On the Road to Recovery: Indian Auto OEMs Prepare for Q1FY24

Indian automotive Original Equipment Manufacturers (OEMs) are expected to see improved margins in Q1FY24, driven by operating leverage benefits. Revenue growth is projected to range from higher single digits to around 20% YoY, supported by price hikes, increased volume from a strong order book, new product launches, and growing demand for personal mobility. These factors are expected to boost EBITDA margins for automobile companies, which are anticipated to improve for the fifth consecutive quarter, thanks to softening commodity prices, improved operating leverage, and better realizations.

However, sequential performance may be disappointing as demand for auto OEMs across all verticals remains subdued. Slow growth from rural India and slower sequential volume growth pose challenges for the industry. Additionally, the future scenario for raw materials and components for Indian automobile companies is uncertain, partly due to the ongoing war in Ukraine, which could lead to further increases in costs. Nevertheless, if the conflict ends soon, raw material and component prices may start to decrease.

In addition to these market dynamics, the Indian government is taking steps to promote the localization of the automotive industry, which could help reduce dependence on imported raw materials and components.

Company-wise Q1FY24 result preview:

Bajaj Auto: Revenue is expected to show YoY growth of 25.6% to reach Rs. 10,246 crores, with a significant YoY growth in EBITDA of 51.4% to Rs. 1,947 crores.

Hero MotoCorp: Revenue is anticipated to grow by 5.9% YoY to Rs. 8,948 crores, with EBITDA growth of 22.1% YoY to Rs. 1,124 crores.

Eicher Motor: Revenue is expected to grow by 18.6% YoY to Rs. 4,030 crores, with EBITDA growth of 18.7% YoY to Rs. 986 crores.

TVS Motor: Revenue is projected to grow by 17.6% YoY to Rs. 7,445 crores, with EBIT growth of 30.3% YoY to Rs. 532 crores.

Maruti Suzuki: Revenue expected to show YoY growth of 19.1% to reach Rs. 31,575 crores, with EBITDA growth of 68.3% YoY to Rs. 3,224 crores.

Tata Motors: Commercial vehicle revenue is expected to grow by 2.3% YoY to Rs. 16,650 crores, with EBIT growth of 106.1% YoY to Rs.815 crores. Passenger vehicle revenue is expected to grow by 8.6% YoY to Rs. 12,550 crores, with EBIT growth of 168.9% YoY to Rs.195 crores.
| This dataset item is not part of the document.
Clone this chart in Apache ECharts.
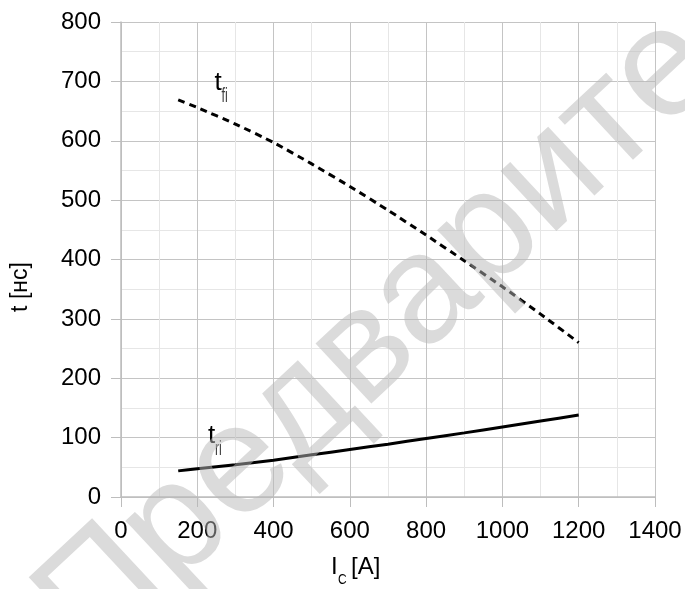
<!DOCTYPE html>
<html>
<head>
<meta charset="utf-8">
<script src="https://cdn.jsdelivr.net/npm/echarts@6/dist/echarts.min.js"></script>
<style>
html,body{margin:0;padding:0;background:#fff;}
#c{width:685px;height:589px;}
</style>
</head>
<body>
<div id="c"></div>
<script>
// Collector current I_C [A]
var currents = [150, 200, 300, 400, 500, 600, 700, 800, 900, 1000, 1100, 1200];
// fall time t_fi [ns] (dashed)
var tFi = [669, 656, 628, 597, 561, 523, 483, 441, 398, 354, 308, 260];
// rise time t_ri [ns] (solid)
var tRi = [44, 47.5, 54.5, 62, 71, 80, 89, 98.5, 108, 118, 128, 138];
var xTicks = [0, 200, 400, 600, 800, 1000, 1200, 1400];
var yTicks = [0, 100, 200, 300, 400, 500, 600, 700, 800];
var seriesNames = ['t_fi', 't_ri'];
var watermarkText = 'Предварительный просмотр';

var FONT = '"Liberation Sans", Arial, sans-serif';
var chart = echarts.init(document.getElementById('c'), null, {renderer: 'canvas'});

function pairs(xs, ys) { return xs.map(function (x, i) { return [x, ys[i]]; }); }
function plain(v) { return String(v); }

var axisGray = '#bdbdbd';
chart.setOption({
  animation: false,
  backgroundColor: '#ffffff',
  grid: {left: 121, right: 30, top: 22, bottom: 92, containLabel: false},
  xAxis: {
    type: 'value', min: xTicks[0], max: xTicks[xTicks.length - 1], interval: 200,
    axisLine: {show: true, lineStyle: {color: axisGray, width: 1.5}},
    axisTick: {show: true, length: 10, lineStyle: {color: axisGray, width: 1}},
    axisLabel: {color: '#000', fontSize: 24, fontFamily: FONT, margin: 22, formatter: plain},
    splitLine: {show: true, lineStyle: {color: '#c4c4c4', width: 1}},
    minorTick: {show: false, splitNumber: 2},
    minorSplitLine: {show: true, lineStyle: {color: '#e6e6e6', width: 1}}
  },
  yAxis: {
    type: 'value', min: yTicks[0], max: yTicks[yTicks.length - 1], interval: 100,
    axisLine: {show: true, lineStyle: {color: axisGray, width: 1.5}},
    axisTick: {show: true, length: 10, lineStyle: {color: axisGray, width: 1}},
    axisLabel: {color: '#000', fontSize: 24, fontFamily: FONT, margin: 20, formatter: plain},
    splitLine: {show: true, lineStyle: {color: '#c4c4c4', width: 1}},
    minorTick: {show: false, splitNumber: 2},
    minorSplitLine: {show: true, lineStyle: {color: '#e6e6e6', width: 1}}
  },
  series: [
    {
      name: seriesNames[0], type: 'line', data: pairs(currents, tFi),
      showSymbol: false, smooth: 0.2,
      lineStyle: {color: '#000', width: 3, type: [7, 5]}
    },
    {
      name: seriesNames[1], type: 'line', data: pairs(currents, tRi),
      showSymbol: false, smooth: 0.2,
      lineStyle: {color: '#000', width: 3}
    }
  ]
});

// label anchors in data coordinates (baseline-left of the "t")
var fiAnchor = chart.convertToPixel({gridIndex: 0}, [245, 682]);
var riAnchor = chart.convertToPixel({gridIndex: 0}, [228, 87.5]);

function curveLabel(anchor, sub) {
  return [
    {type: 'text', x: anchor[0], y: anchor[1] - 9, z: 50, silent: true,
     style: {text: 't', font: '26px ' + FONT, fill: '#000', align: 'left', verticalAlign: 'middle'}},
    {type: 'text', x: anchor[0] + 7, y: anchor[1] + 4, scaleX: 0.62, z: 50, silent: true,
     style: {text: sub, font: '20px ' + FONT, fill: '#3a3a3a', align: 'left', verticalAlign: 'middle'}}
  ];
}

var graphics = [].concat(
  curveLabel(fiAnchor, 'fi'),
  curveLabel(riAnchor, 'ri'),
  [
    // y axis name
    {type: 'text', x: 21, y: 287, rotation: Math.PI / 2, silent: true,
     style: {text: 't [нс]', font: '23px ' + FONT, fill: '#000', align: 'center', verticalAlign: 'middle'}},
    // x axis name: I_C [A]
    {type: 'text', x: 331, y: 567, silent: true,
     style: {text: 'I', font: '24px ' + FONT, fill: '#000', align: 'left', verticalAlign: 'middle'}},
    {type: 'text', x: 338, y: 580, silent: true, scaleX: 0.8,
     style: {text: 'C', font: '15px ' + FONT, fill: '#000', align: 'left', verticalAlign: 'middle'}},
    {type: 'text', x: 351, y: 567, silent: true,
     style: {text: '[A]', font: '24px ' + FONT, fill: '#000', align: 'left', verticalAlign: 'middle'}},
    // watermark
    {type: 'text', x: 100, y: 672, rotation: 43 * Math.PI / 180, z: 100, silent: true,
     style: {x: 0, y: -54, text: watermarkText, font: '155px ' + FONT,
             fill: 'rgba(184,184,184,0.5)', align: 'left', verticalAlign: 'middle'}}
  ]
);

chart.setOption({graphic: graphics});
</script>
</body>
</html>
M&M: Automotive revenue is expected to show YoY growth of 22.1% to reach Rs. 15,554 crores, with automotive EBIT growth of 48.4% YoY to Rs. 995 crores. Farm equipment revenue is anticipated to grow by 0.5% YoY to Rs. 8,472 crores, with farm equipment EBIT decline of -20.1% YoY to Rs. 915 crores.

In conclusion, the Q1FY24 preview indicates a mix of opportunities and challenges for the Indian automobile sector. Improved margins and revenue growth driven by various factors signal a positive trend, but the sector needs to navigate uncertainties related to raw material prices and export markets. The government’s localization drive could prove beneficial in reducing dependence on imported components.